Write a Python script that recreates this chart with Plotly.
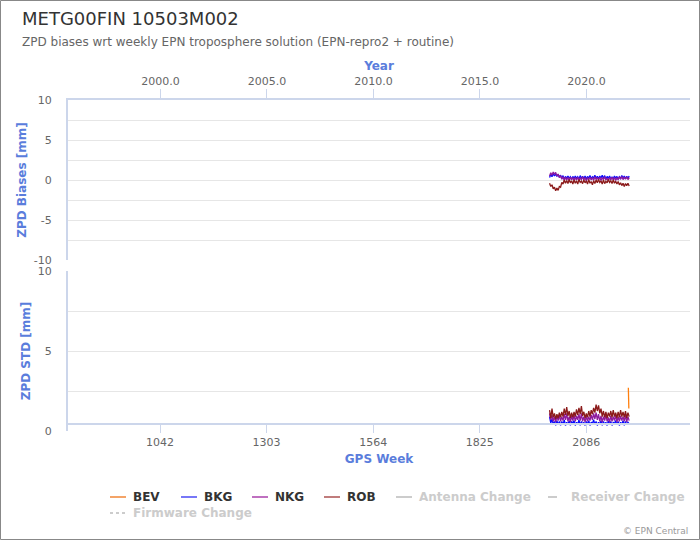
import plotly.graph_objects as go
from datetime import date

# ---------------- data ----------------
weeks = [1996, 1999, 2002, 2005, 2008, 2011, 2014, 2017, 2020, 2023,
         2026, 2029, 2032, 2035, 2038, 2041, 2044, 2047, 2050, 2053,
         2056, 2059, 2062, 2065, 2068, 2071, 2074, 2077, 2080, 2083,
         2086, 2089, 2092, 2095, 2098, 2101, 2104, 2107, 2110, 2113,
         2116, 2119, 2122, 2125, 2128, 2131, 2134, 2137, 2140, 2143,
         2146, 2149, 2152, 2155, 2158, 2161, 2164, 2167, 2170, 2173,
         2176, 2179, 2182, 2185, 2188, 2191]

bev_weeks = [2189.0, 2189.4, 2189.8, 2190.2]
bev_bias = [0.2, 0.1, 0.3, 0.2]
bev_std = [2.7, 2.1, 1.6, 1.4]

bkg_bias = [0.3, 0.7, 0.4, 0.8, 0.5, 0.75, 0.45, 0.7, 0.35, 0.6,
            0.2, 0.55, 0.1, 0.45, 0.15, 0.5, 0.2, 0.4, 0.1, 0.45,
            0.15, 0.5, 0.2, 0.4, 0.1, 0.55, 0.2, 0.45, 0.15, 0.5,
            0.1, 0.45, 0.2, 0.55, 0.15, 0.4, 0.25, 0.6, 0.2, 0.45,
            0.15, 0.5, 0.25, 0.6, 0.2, 0.55, 0.1, 0.45, 0.2, 0.5,
            0.1, 0.4, 0.15, 0.5, 0.2, 0.45, 0.1, 0.4, 0.2, 0.55,
            0.25, 0.5, 0.15, 0.45, 0.2, 0.5]
nkg_bias = [0.5, 0.9, 0.6, 1.0, 0.7, 0.95, 0.5, 0.75, 0.3, 0.55,
            0.1, 0.4, -0.05, 0.35, 0.0, 0.3, -0.1, 0.35, 0.05, 0.3,
            -0.05, 0.3, 0.0, 0.35, -0.1, 0.25, 0.05, 0.4, 0.0, 0.3,
            -0.1, 0.25, 0.05, 0.35, 0.0, 0.3, -0.05, 0.4, 0.05, 0.3,
            0.0, 0.35, -0.05, 0.3, 0.05, 0.4, 0.0, 0.25, -0.1, 0.3,
            0.05, 0.35, 0.0, 0.3, -0.05, 0.25, 0.05, 0.4, 0.1, 0.45,
            0.05, 0.35, 0.1, 0.4, 0.05, 0.3]
rob_bias = [-0.4, -0.8, -0.6, -1.1, -0.9, -1.35, -1.0, -1.3, -0.8, -0.9,
            -0.3, -0.5, 0.0, -0.4, -0.05, -0.45, 0.05, -0.35, -0.1, -0.5,
            0.0, -0.4, -0.1, -0.5, 0.05, -0.3, -0.15, -0.45, 0.0, -0.35,
            -0.1, -0.5, 0.05, -0.4, -0.2, -0.6, -0.1, -0.45, 0.0, -0.35,
            0.05, -0.3, -0.1, -0.5, 0.0, -0.45, -0.15, -0.35, 0.05, -0.3,
            -0.1, -0.45, 0.0, -0.4, -0.15, -0.5, -0.2, -0.6, -0.35, -0.7,
            -0.4, -0.8, -0.45, -0.7, -0.4, -0.75]

bkg_std = [0.9, 0.5, 0.75, 0.4, 0.6, 0.35, 0.65, 0.4, 0.6, 0.35,
           0.6, 0.4, 0.7, 0.35, 0.55, 0.4, 0.65, 0.35, 0.6, 0.45,
           0.65, 0.35, 0.55, 0.4, 0.7, 0.35, 0.6, 0.4, 0.55, 0.35,
           0.6, 0.4, 0.65, 0.35, 0.55, 0.45, 0.7, 0.4, 0.6, 0.35,
           0.55, 0.4, 0.65, 0.35, 0.6, 0.4, 0.55, 0.35, 0.65, 0.4,
           0.6, 0.35, 0.55, 0.45, 0.65, 0.4, 0.6, 0.35, 0.55, 0.4,
           0.65, 0.35, 0.6, 0.4, 0.55, 0.45]
nkg_std = [1.1, 0.7, 1.0, 0.6, 0.9, 0.55, 0.95, 0.65, 1.0, 0.6,
           0.9, 0.65, 1.05, 0.7, 1.1, 0.6, 0.9, 0.55, 0.95, 0.65,
           1.0, 0.6, 0.95, 0.7, 1.05, 0.65, 1.1, 0.6, 0.9, 0.55,
           0.95, 0.6, 0.9, 0.65, 1.0, 0.7, 1.1, 0.75, 1.15, 0.7,
           1.05, 0.6, 0.95, 0.55, 0.9, 0.65, 1.0, 0.6, 0.85, 0.55,
           0.95, 0.6, 0.9, 0.65, 1.0, 0.55, 0.9, 0.6, 0.95, 0.65,
           0.9, 0.6, 1.0, 0.55, 0.9, 0.65]
rob_std = [1.3, 0.8, 1.4, 0.85, 1.1, 0.75, 1.05, 0.8, 1.15, 0.85,
           1.2, 0.9, 1.4, 1.0, 1.5, 0.95, 1.25, 0.8, 1.15, 0.85,
           1.2, 0.9, 1.35, 1.0, 1.45, 1.05, 1.55, 0.95, 1.2, 0.8,
           1.1, 0.85, 1.25, 0.9, 1.3, 1.05, 1.45, 1.15, 1.65, 1.25,
           1.6, 1.1, 1.4, 0.9, 1.25, 0.85, 1.2, 0.8, 1.15, 0.9,
           1.25, 0.85, 1.3, 0.9, 1.15, 0.8, 1.2, 0.85, 1.3, 0.9,
           1.2, 0.85, 1.25, 0.8, 1.15, 0.9]

gps_week_ticks = [1042, 1303, 1564, 1825, 2086]
year_ticks = [2000, 2005, 2010, 2015, 2020]
year_labels = ["2000.0", "2005.0", "2010.0", "2015.0", "2020.0"]
bias_ticks = [-10, -7.5, -5, -2.5, 0, 2.5, 5, 7.5, 10]
bias_labels = ["-10", "", "-5", "", "0", "", "5", "", "10"]
std_ticks = [0, 2.5, 5, 7.5, 10]
std_labels = ["0", "", "5", "", "10"]

series_names = ["BEV", "BKG", "NKG", "ROB"]
series_colors = ["#ff7f0e", "#0a0aff", "#8e1a9e", "#8b1a1a"]
legend_colors = ["#f4a468", "#7777f7", "#bf70c0", "#c07c7c"]
hidden_names = ["Antenna Change", "Receiver Change", "Firmware Change"]

# --------------- helpers ---------------
W, H = 700, 540
L, R, T, B = 68, 10, 100, 109
PW, PH = W - L - R, H - T - B


def px(x):
    return (x - L) / PW


def py(y):
    return (H - B - y) / PH


epoch = date(1980, 1, 6)


def year_to_week(y):
    return (date(y, 1, 1) - epoch).days / 7.0


FONT = "DejaVu Sans"
BLUE = "#5a7ddc"
AXIS = "#ccd6eb"
GRID = "#e6e6e6"

fig = go.Figure()

bias_data = [(bev_weeks, bev_bias), (weeks, bkg_bias), (weeks, nkg_bias), (weeks, rob_bias)]
std_data = [(bev_weeks, bev_std), (weeks, bkg_std), (weeks, nkg_std), (weeks, rob_std)]

for name, col, (xw, yv) in zip(series_names, series_colors, bias_data):
    fig.add_trace(go.Scatter(x=xw, y=yv, mode="lines", name=name, showlegend=False,
                             line=dict(color=col, width=1.3), xaxis="x2", yaxis="y"))
for name, col, (xw, yv) in zip(series_names, series_colors, std_data):
    fig.add_trace(go.Scatter(x=xw, y=yv, mode="lines", name=name, showlegend=False,
                             line=dict(color=col, width=1.3), xaxis="x", yaxis="y2"))

xrange = [816.5, 2340]
tick_font = dict(family=FONT, size=11, color="#666666")
title_font = dict(family=FONT, size=12, color=BLUE)

fig.update_layout(
    width=W, height=H,
    margin=dict(l=L, r=R, t=T, b=B, autoexpand=False),
    paper_bgcolor="white", plot_bgcolor="white",
    font=dict(family=FONT, color="#333333"),
    xaxis=dict(domain=[0, 1], range=xrange, anchor="free", position=py(423.5),
               tickvals=gps_week_ticks, ticks="outside", ticklen=8, tickcolor=AXIS, tickwidth=1,
               showline=True, linecolor=AXIS, linewidth=2, showgrid=False, zeroline=False,
               tickfont=tick_font,
               title=dict(text="<b>GPS Week</b>", font=title_font, standoff=6)),
    xaxis2=dict(domain=[0, 1], matches="x", anchor="y", side="top",
                tickvals=[year_to_week(y) for y in year_ticks], ticktext=year_labels,
                ticks="outside", ticklen=9, tickcolor=AXIS, tickwidth=1,
                showline=True, linecolor=AXIS, linewidth=2, showgrid=False, zeroline=False,
                tickfont=tick_font,
                title=dict(text="<b>Year</b>", font=title_font, standoff=1)),
    yaxis=dict(domain=[py(260), 1], range=[-10, 10], tickvals=bias_ticks, ticktext=bias_labels,
               showgrid=True, gridcolor=GRID, gridwidth=1, zeroline=False,
               showline=True, linecolor=AXIS, linewidth=2, ticks="",
               tickfont=tick_font, ticklabelstandoff=12,
               title=dict(text="<b>ZPD Biases [mm]</b>", font=title_font, standoff=5)),
    yaxis2=dict(domain=[0, py(271)], range=[0, 10], tickvals=std_ticks, ticktext=std_labels,
                showgrid=True, gridcolor=GRID, gridwidth=1, zeroline=False,
                showline=True, linecolor=AXIS, linewidth=2, ticks="",
                tickfont=tick_font, ticklabelstandoff=12,
                title=dict(text="<b>ZPD STD [mm]</b>", font=title_font, standoff=5)),
)

annotations = [
    dict(text="METG00FIN 10503M002", x=px(20), y=py(18), xref="paper", yref="paper",
         xanchor="left", yanchor="middle", showarrow=False,
         font=dict(family=FONT, size=18, color="#333333")),
    dict(text="ZPD biases wrt weekly EPN troposphere solution (EPN-repro2 + routine)",
         x=px(20), y=py(42), xref="paper", yref="paper", xanchor="left", yanchor="middle",
         showarrow=False, font=dict(family=FONT, size=12, color="#666666")),
    dict(text="© EPN Central", x=px(690), y=py(531), xref="paper", yref="paper",
         xanchor="right", yanchor="middle", showarrow=False,
         font=dict(family=FONT, size=9, color="#999999")),
]

shapes = [
    dict(type="rect", xref="paper", yref="paper", x0=px(0.5), x1=px(699.5), y0=py(0.5), y1=py(539.5),
         line=dict(color="#888888", width=1), fillcolor="rgba(0,0,0,0)", layer="below"),
]

# legend (manual)
legend_items = [
    (series_names[0], legend_colors[0], "solid", 110, 497, "#333333"),
    (series_names[1], legend_colors[1], "solid", 181, 497, "#333333"),
    (series_names[2], legend_colors[2], "solid", 252, 497, "#333333"),
    (series_names[3], legend_colors[3], "solid", 324, 497, "#333333"),
    (hidden_names[0], "#cccccc", "solid", 396, 497, "#cccccc"),
    (hidden_names[1], "#cccccc", "dash", 548, 497, "#cccccc"),
    (hidden_names[2], "#cccccc", "dot", 110, 513, "#cccccc"),
]
for text, col, dash, x0, y0, tcol in legend_items:
    shapes.append(dict(type="line", xref="paper", yref="paper", x0=px(x0), x1=px(x0 + 16),
                       y0=py(y0), y1=py(y0), line=dict(color=col, width=2, dash=dash)))
    annotations.append(dict(text=f"<b>{text}</b>", x=px(x0 + 21), y=py(y0), xref="paper", yref="paper",
                            xanchor="left", yanchor="middle", showarrow=False,
                            font=dict(family=FONT, size=12, color=tcol)))

fig.update_layout(annotations=annotations, shapes=shapes)

fig.write_html("out.html", config={"displayModeBar": False},
               post_script="document.body.style.margin='0';document.body.style.padding='0';")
——
- What you should do: Write out nothing but the lines from the start of the data through the line with "bev_std = [2.7, 2.1, 1.6, 1.4]". Leave out the pictures.

- Written reply:
Write a Python script that recreates this chart with Plotly.
import plotly.graph_objects as go
from datetime import date

# ---------------- data ----------------
weeks = [1996, 1999, 2002, 2005, 2008, 2011, 2014, 2017, 2020, 2023,
         2026, 2029, 2032, 2035, 2038, 2041, 2044, 2047, 2050, 2053,
         2056, 2059, 2062, 2065, 2068, 2071, 2074, 2077, 2080, 2083,
         2086, 2089, 2092, 2095, 2098, 2101, 2104, 2107, 2110, 2113,
         2116, 2119, 2122, 2125, 2128, 2131, 2134, 2137, 2140, 2143,
         2146, 2149, 2152, 2155, 2158, 2161, 2164, 2167, 2170, 2173,
         2176, 2179, 2182, 2185, 2188, 2191]

bev_weeks = [2189.0, 2189.4, 2189.8, 2190.2]
bev_bias = [0.2, 0.1, 0.3, 0.2]
bev_std = [2.7, 2.1, 1.6, 1.4]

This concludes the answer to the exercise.